A Strategy of Inspired Growth at Kellogg

Kellogg Dean BlountThis week, Northwestern University’s Kellogg School of Management announced it has reached several key milestones in its Envision Kellogg plan for transformation, including a new brand strategy focused on “inspiring growth.”

The new brand strategy, “brave leaders inspire growth in people, organizations and markets,” sharpens how the school articulates the Kellogg difference in developing growth-minded leaders.

“Growth has long been the imperative and continues to be the biggest challenge that every organization faces,” says Kellogg Dean Sally Blount. “But the rules have changed since 2000. Bigger is not always better.”

Kellogg has also announced the launch of a new global experiential learning program entitled International Growth Lab, a course where students from Kellogg and a network school will collaborate remotely and on the ground to develop international growth strategies for global companies. This program provides the opportunity to gain real-world experience managing diverse teams across geographic boundaries and time zones.

Blount notes that currently 125 to 150 of Kellogg’s MBA candidates are doing a quarter abroad at a partner or exchange school, while another 200 do a two-week experiential learning course abroad. “About 50% of all our MBA students are choosing to participate in these options,” the dean tells Poets & Quants.

Additionally, Kellogg has increased the size of its One-Year MBA Program by nearly 20 percent over the past two years, and will continue to evolve with the market. The two-year program will shrink slightly in what Blount calls a rebalancing of the portfolio to meet market demands.

A core tenet of the Kellogg strategic plan is its distinctive approach to thought leadership that integrates foundational departments with four cross-disciplinary initiatives: Markets and Customers; Architectures of Collaboration; Innovation and Entrepreneurship; and Public-Private Interface.

Thomas Hubbard, senior associate dean of strategic initiatives and professor of strategy at Kellogg, says, “This thought leadership translates directly into what and how we teach.” In three years, Kellogg has launched more than 55 new courses, focused on innovation and entrepreneurship, growth and scaling, and data analytics, comprising 25 percent of its total curriculum.

This includes six new courses focused on growth and scaling, ranging from scaling operations to personnel management in a rapidly growing organization, as well as three new courses in data analytics. Kellogg today offers 11 elective courses in data analytics across six foundational departments, the most robust curriculum in the industry.

Although universally known for its strength in marketing, these bold moves show Blount’s mission to change the public’s perception of the school. “We have always been a general management school,” Blount explains in Poets & Quants. “There were people in the market who tried to portray us as just a this-or-that school. That was a defensive tactic by competitors. Yes, we had stronger marketing relative to our peers, but it was a market-created perspective to categorize Kellogg as a marketing school and not make us as fierce a competitor. We have to push back on that by showing that we have never been just that.”
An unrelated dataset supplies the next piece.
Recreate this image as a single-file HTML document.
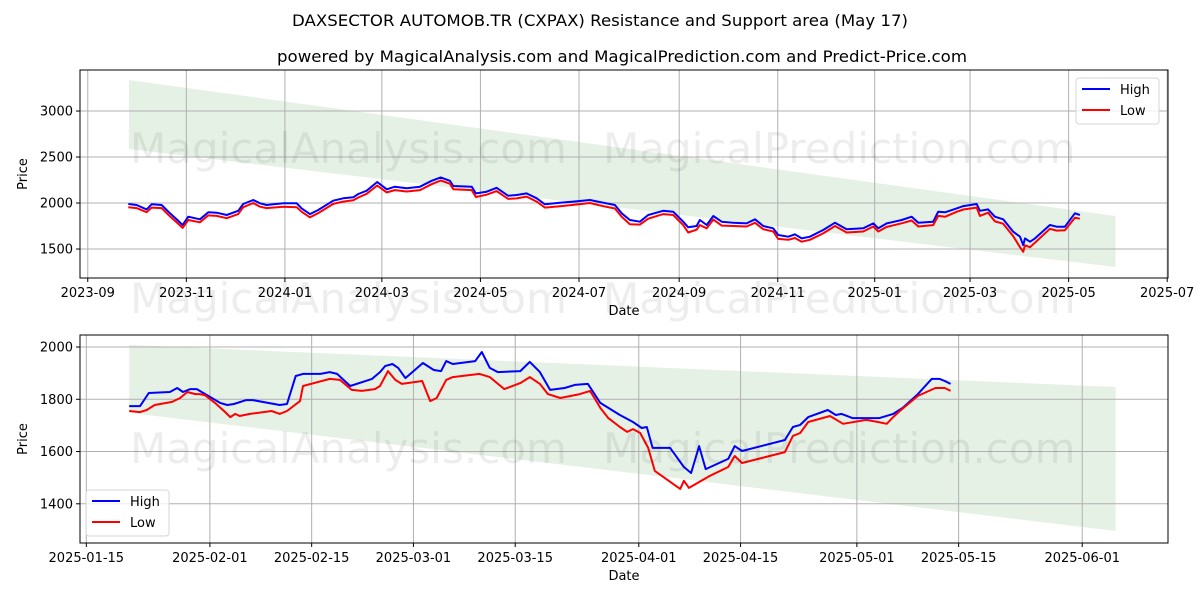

All of these milestones in Kellogg’s strategic plan have been enabled, at least in part, by its campaign. During the 2013-2014 academic year, Kellogg raised $47 million, bringing the capital campaign to $215 million under Dean Blount’s leadership that began in 2010. The Kellogg campaign is focused on enhancing thought leadership, increasing scholarships, expanding global connectivity and building a lakefront global hub.

“Sometimes growth means pulling back to attain greater clarity and focus,” says Dean Blount. “Our ‘inspiring growth’ brand strategy highlights the important dual meaning of the English word ‘growth’ – both in terms of increasing economic value and increasing self-knowledge and insight.”